Continent started the week hesitantly, however the movement of some vessels out of the region helped the freight market to remain flat. SMXs round-local rates moved up to $11.5-13K/day, for SCRAP cargo trips to the Mediterranean up to $10.5-11.5K/day and to Asia up to $16.5- 18K/day. The Mediterranean continued to decline due to limited activity and only the western Mediterranean saw more action. Indicatively, it is reported that an SMX for a trip from the Mediterranean to Asia closed at $17.5-19K/day (Canakkale delivery), to the other side of the Atlantic at $11.5-13K/day and within the Mediterranean at $ 12-13.5 K/day.
In the Handies market, in Continent the market moved without particular changes compared to the previous week, mainly due to grain cargoes.
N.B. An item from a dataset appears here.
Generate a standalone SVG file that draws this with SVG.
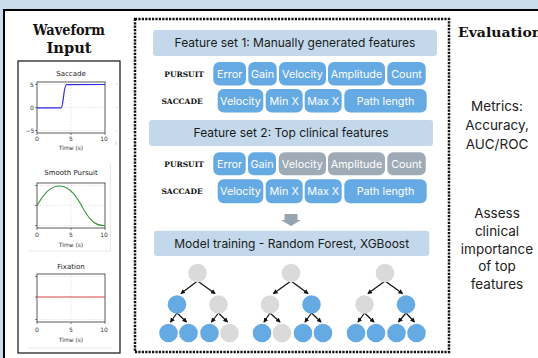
<svg xmlns="http://www.w3.org/2000/svg" width="538" height="358" viewBox="0 0 538 358">
<defs>
<style>
.hdr{fill:#c3d9eb}
.htxt{font-family:Inter,"Liberation Sans",sans-serif;font-size:12px;fill:#1a1a1a;text-anchor:middle}
.pill{fill:#66aae4}
.pgray{fill:#9eaab5}
.ptxt{font-family:Inter,"Liberation Sans",sans-serif;font-size:10.8px;fill:#ffffff;text-anchor:middle}
.lbl{font-family:"DejaVu Serif",serif;font-weight:bold;font-size:7.5px;fill:#111;text-anchor:middle}
.ttl{font-family:"DejaVu Serif",serif;font-weight:bold;fill:#111;text-anchor:middle}
.ttl-start{font-family:"DejaVu Serif",serif;font-weight:bold;fill:#111;text-anchor:start}
.ev{font-family:Inter,"Liberation Sans",sans-serif;font-size:13.5px;fill:#222;text-anchor:middle}
.blue{fill:#66aae4}
.gray{fill:#dadada}
.edge{stroke:#111;stroke-width:1.2;fill:none;marker-end:url(#ah)}
.ax{fill:none;stroke:#333;stroke-width:0.8}
.grid{stroke:#cfcfcf;stroke-width:0.5;stroke-dasharray:1.5 1.5}
.tk{font-family:"DejaVu Sans",sans-serif;font-size:6px;fill:#333;text-anchor:middle}
.pt{font-family:"DejaVu Sans",sans-serif;font-size:7px;fill:#222;text-anchor:middle}
.faint{stroke:#e2e2e2;stroke-width:0.8;fill:none}
</style>
<marker id="ah" viewBox="0 0 6 6" refX="5" refY="3" markerWidth="4" markerHeight="4" orient="auto">
<path d="M0,0 L6,3 L0,6 z" fill="#111"/>
</marker>
</defs>

<!-- background / frame -->
<rect x="0" y="0" width="538" height="358" fill="#c8dcee"/>
<rect x="4" y="10" width="570" height="360" fill="#ffffff" stroke="#000" stroke-width="2"/>

<!-- Waveform input -->
<g id="waveform-title">
<text class="ttl" x="69" y="35" font-size="14.5" textLength="72" lengthAdjust="spacingAndGlyphs">Waveform</text>
<text class="ttl" x="69" y="53" font-size="14.5" textLength="45" lengthAdjust="spacingAndGlyphs">Input</text>
</g>

<g id="waveform-panel">
<rect x="18" y="61" width="102" height="292" fill="#fff" stroke="#222" stroke-width="1.3"/>

<!-- Saccade -->
<text class="pt" x="71" y="76">Saccade</text>
<line class="grid" x1="71" y1="82" x2="71" y2="133"/>
<line class="grid" x1="37" y1="84.5" x2="105" y2="84.5"/>
<line class="grid" x1="37" y1="107.5" x2="105" y2="107.5"/>
<line class="grid" x1="37" y1="130.5" x2="105" y2="130.5"/>
<rect class="ax" x="37" y="82" width="68" height="51"/>
<path d="M35,84.5h2M35,107.5h2M35,130.5h2M37,133v2M71,133v2M105,133v2" stroke="#333" stroke-width="0.6"/>
<text class="tk" x="32" y="86.5">5</text>
<text class="tk" x="32" y="109.5">0</text>
<text class="tk" x="30" y="132.5">−5</text>
<text class="tk" x="37" y="141">0</text>
<text class="tk" x="71" y="141">5</text>
<text class="tk" x="104" y="141">10</text>
<text class="tk" x="71" y="150">Time (s)</text>
<path d="M37,107.8 L61,107.8 C63.5,107.8 63.5,85 66.5,84.7 L105,84.5" fill="none" stroke="#2a2ae0" stroke-width="1.2"/>
<path d="M116,84h1.5M116,107.5h1.5M116,131h1.5M116,141v4" stroke="#bbb" stroke-width="0.6"/>

<!-- Smooth Pursuit -->
<path class="faint" d="M110.5,163 V251 H28"/>
<text class="pt" x="71" y="175">Smooth Pursuit</text>
<line class="grid" x1="71" y1="183" x2="71" y2="228"/>
<line class="grid" x1="37" y1="185.5" x2="105" y2="185.5"/>
<line class="grid" x1="37" y1="205.5" x2="105" y2="205.5"/>
<line class="grid" x1="37" y1="225.5" x2="105" y2="225.5"/>
<rect class="ax" x="37" y="183" width="68" height="45"/>
<path d="M35,185.5h2M35,205.5h2M35,225.5h2M37,228v2M71,228v2M105,228v2" stroke="#333" stroke-width="0.6"/>
<text class="tk" x="37" y="237">0</text>
<text class="tk" x="71" y="237">5</text>
<text class="tk" x="104" y="237">10</text>
<text class="tk" x="71" y="247">Time (s)</text>
<path d="M37,205.5 C44,194 50,186 59.5,186 C70,186 77,197 84,210 C91,222 97,226 105,225.5" fill="none" stroke="#3a963a" stroke-width="1.1"/>

<!-- Fixation -->
<text class="pt" x="71" y="269">Fixation</text>
<line class="grid" x1="71" y1="274" x2="71" y2="322"/>
<line class="grid" x1="37" y1="276.5" x2="105" y2="276.5"/>
<line class="grid" x1="37" y1="297" x2="105" y2="297"/>
<line class="grid" x1="37" y1="319.5" x2="105" y2="319.5"/>
<rect class="ax" x="37" y="274" width="68" height="48"/>
<path d="M35,276.5h2M35,297h2M35,319.5h2M37,322v2M71,322v2M105,322v2" stroke="#333" stroke-width="0.6"/>
<text class="tk" x="37" y="332">0</text>
<text class="tk" x="71" y="332">5</text>
<text class="tk" x="104" y="332">10</text>
<text class="tk" x="71" y="342">Time (s)</text>
<path d="M37,297 L105,297" stroke="#e04848" stroke-width="1.1"/>
<line class="faint" x1="28" y1="348" x2="112" y2="348"/>
</g>

<!-- dotted central box -->
<rect x="135" y="19" width="314" height="333" fill="none" stroke="#111" stroke-width="2.5" stroke-dasharray="2.2 1.2"/>

<g id="featureset1">
<rect class="hdr" x="153" y="30" width="284" height="26" rx="3"/>
<text class="htxt" x="295" y="47">Feature set 1: Manually generated features</text>
</g>
<g id="fs1-pursuit">
<text class="lbl" x="184" y="76.5">PURSUIT</text>
<rect class="pill" x="213.3" y="62" width="32.7" height="23.5" rx="6"/><text class="ptxt" x="229.7" y="77.5">Error</text>
<rect class="pill" x="248.3" y="62" width="28.4" height="23.5" rx="6"/><text class="ptxt" x="262.5" y="77.5">Gain</text>
<rect class="pill" x="279" y="62" width="47" height="23.5" rx="6"/><text class="ptxt" x="302.5" y="77.5">Velocity</text>
<rect class="pill" x="328" y="62" width="57" height="23.5" rx="6"/><text class="ptxt" x="356.5" y="77.5">Amplitude</text>
<rect class="pill" x="387.3" y="62" width="38.4" height="23.5" rx="6"/><text class="ptxt" x="406.5" y="77.5">Count</text>
</g>
<g id="fs1-saccade">
<text class="lbl" x="182" y="103.5">SACCADE</text>
<rect class="pill" x="217.7" y="89" width="45.6" height="23.5" rx="6"/><text class="ptxt" x="240.5" y="104.5">Velocity</text>
<rect class="pill" x="265.7" y="89" width="37" height="23.5" rx="6"/><text class="ptxt" x="284.2" y="104.5">Min X</text>
<rect class="pill" x="304.7" y="89" width="37" height="23.5" rx="6"/><text class="ptxt" x="323.2" y="104.5">Max X</text>
<rect class="pill" x="344.3" y="89" width="82.4" height="23.5" rx="6"/><text class="ptxt" x="385.5" y="104.5">Path length</text>
</g>

<g id="featureset2">
<rect class="hdr" x="149" y="120" width="284" height="26" rx="3"/>
<text class="htxt" x="291" y="137">Feature set 2: Top clinical features</text>
</g>
<g id="fs2-pursuit">
<text class="lbl" x="184" y="166.5">PURSUIT</text>
<rect class="pill" x="213.3" y="152.3" width="32.4" height="23" rx="6"/><text class="ptxt" x="229.5" y="167.5">Error</text>
<rect class="pill" x="248" y="152.3" width="28" height="23" rx="6"/><text class="ptxt" x="262" y="167.5">Gain</text>
<rect class="pgray" x="278.7" y="152.3" width="47.3" height="23" rx="6"/><text class="ptxt" x="302.3" y="167.5">Velocity</text>
<rect class="pgray" x="328" y="152.3" width="57" height="23" rx="6"/><text class="ptxt" x="356.5" y="167.5">Amplitude</text>
<rect class="pgray" x="387.3" y="152.3" width="38.4" height="23" rx="6"/><text class="ptxt" x="406.5" y="167.5">Count</text>
</g>
<g id="fs2-saccade">
<text class="lbl" x="182" y="193.5">SACCADE</text>
<rect class="pill" x="217.7" y="179.3" width="45.6" height="24" rx="6"/><text class="ptxt" x="240.5" y="195">Velocity</text>
<rect class="pill" x="265.7" y="179.3" width="37" height="24" rx="6"/><text class="ptxt" x="284.2" y="195">Min X</text>
<rect class="pill" x="304.7" y="179.3" width="37" height="24" rx="6"/><text class="ptxt" x="323.2" y="195">Max X</text>
<rect class="pill" x="344.3" y="179.3" width="82.4" height="24" rx="6"/><text class="ptxt" x="385.5" y="195">Path length</text>
</g>

<g id="arrow-down">
<path d="M284.5,214 H297.5 V220 H301 L291,226 L281,220 H284.5 Z" fill="#98a4ae"/>
</g>

<g id="model-training">
<rect class="hdr" x="154" y="230.7" width="275.3" height="25.3" rx="3"/>
<text class="htxt" x="291.7" y="248">Model training - Random Forest, XGBoost</text>
</g>

<g id="connectors">
<!-- tree 1 -->
<path class="edge" d="M197.5,281 L181,293.5"/>
<path class="edge" d="M197.5,281 L215,293.5"/>
<path class="edge" d="M177,313 L170.5,322"/>
<path class="edge" d="M177,313 L186.5,322"/>
<path class="edge" d="M218.5,313 L211.5,322"/>
<path class="edge" d="M218.5,313 L227.5,322"/>
<!-- tree 2 -->
<path class="edge" d="M291,281 L273.5,293.5"/>
<path class="edge" d="M291,281 L308,293.5"/>
<path class="edge" d="M270,313 L264,322"/>
<path class="edge" d="M270,313 L280,322"/>
<path class="edge" d="M311.5,313 L305,322"/>
<path class="edge" d="M311.5,313 L321,322"/>
<!-- tree 3 -->
<path class="edge" d="M385,281 L368,293.5"/>
<path class="edge" d="M385,281 L402.5,293.5"/>
<path class="edge" d="M364.5,313 L358,322"/>
<path class="edge" d="M364.5,313 L374,322"/>
<path class="edge" d="M406,313 L398.5,322"/>
<path class="edge" d="M406,313 L414.5,322"/>
</g>

<g id="tree1">
<circle class="gray" cx="197.5" cy="273" r="9.3"/>
<circle class="blue" cx="177" cy="304.5" r="9.3"/>
<circle class="gray" cx="218.5" cy="304.5" r="9.3"/>
<circle class="blue" cx="168.5" cy="333" r="9.3"/>
<circle class="blue" cx="188.5" cy="333" r="9.3"/>
<circle class="blue" cx="209.5" cy="333" r="9.3"/>
<circle class="gray" cx="229.5" cy="333" r="9.3"/>
</g>
<g id="tree2">
<circle class="gray" cx="291" cy="273" r="9.3"/>
<circle class="gray" cx="270" cy="304.5" r="9.3"/>
<circle class="blue" cx="311.5" cy="304.5" r="9.3"/>
<circle class="blue" cx="262" cy="333" r="9.3"/>
<circle class="gray" cx="282" cy="333" r="9.3"/>
<circle class="blue" cx="303" cy="333" r="9.3"/>
<circle class="blue" cx="323" cy="333" r="9.3"/>
</g>
<g id="tree3">
<circle class="gray" cx="385" cy="273" r="9.3"/>
<circle class="gray" cx="364.5" cy="304.5" r="9.3"/>
<circle class="blue" cx="406" cy="304.5" r="9.3"/>
<circle class="blue" cx="356" cy="333" r="9.3"/>
<circle class="blue" cx="376" cy="333" r="9.3"/>
<circle class="blue" cx="396.5" cy="333" r="9.3"/>
<circle class="blue" cx="416.5" cy="333" r="9.3"/>
</g>

<g id="evaluation">
<text class="ttl-start" x="458" y="37" font-size="13.5" textLength="84" lengthAdjust="spacingAndGlyphs">Evaluation</text>
</g>
<g id="metrics">
<text class="ev" x="497" y="111">Metrics:</text>
<text class="ev" x="497" y="130">Accuracy,</text>
<text class="ev" x="497" y="149">AUC/ROC</text>
</g>
<g id="assess">
<text class="ev" x="497" y="218">Assess</text>
<text class="ev" x="497" y="236">clinical</text>
<text class="ev" x="497" y="254">importance</text>
<text class="ev" x="497" y="271">of top</text>
<text class="ev" x="497" y="289">features</text>
</g>
</svg>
Fares for the largest ships in the class, for round trips remained at $11-12.5K/day, to the Mediterranean with Scrap cargoes at $10.5-12K/day and for Transatlantic trips at $10-11.5K /day.
The Mediterranean was under pressure for another week and only trips to the other side of the Atlantic showed any interest. LLarger vessels’ rates (over 36K tonnes DWT) for intra-Med trips moved between 8.5-10K/day (delivery at Canakkale), to Continent between $8-9K/day (delivery to Canakkale), to the other side of the Atlantic between $8.5-10K/day (delivery to Canakkale) and to Asia between $12-13.5K/day.
On the other side of the Atlantic, in the US Gulf the market appeared to be stabilizing as the supply of vessels was reduced, while the flow of cargo remained stable. Indicatively, rates of the largest vessels in the class for trips to the other side of the Atlantic ranged from $14-15.5K/day and to Asia from $16.5-18K/day.
In the East Coast of South America (ECSA) the market saw a further drop in rates as shipowners’ options were limited and many shipowners preferred to book their vessel at lower levels ahead of the holidays. Thus, the charterers of larger vessels from the ECSA area for Transatlantic trips (Continent – Mediterranean) moved between $21-22.5K/day and to Asia between 24-25.5K/day.
In Asia, Far East and Southeast Asia experienced a downturn, either due to an oversupply of ships, or due to various technical problems in the ports of the north, which resulted in reduced cargo flow. In the Middle East’s Gulf and the W. C. India the picture was better due to the increased demand shown by the Gulf. Far East and NOPAC round trip charterers on larger vessels were closing in at $9-10.5K/day, from N.A. Asia to China at $10-11K/day and from the West. India to China at $8.5-10K/day.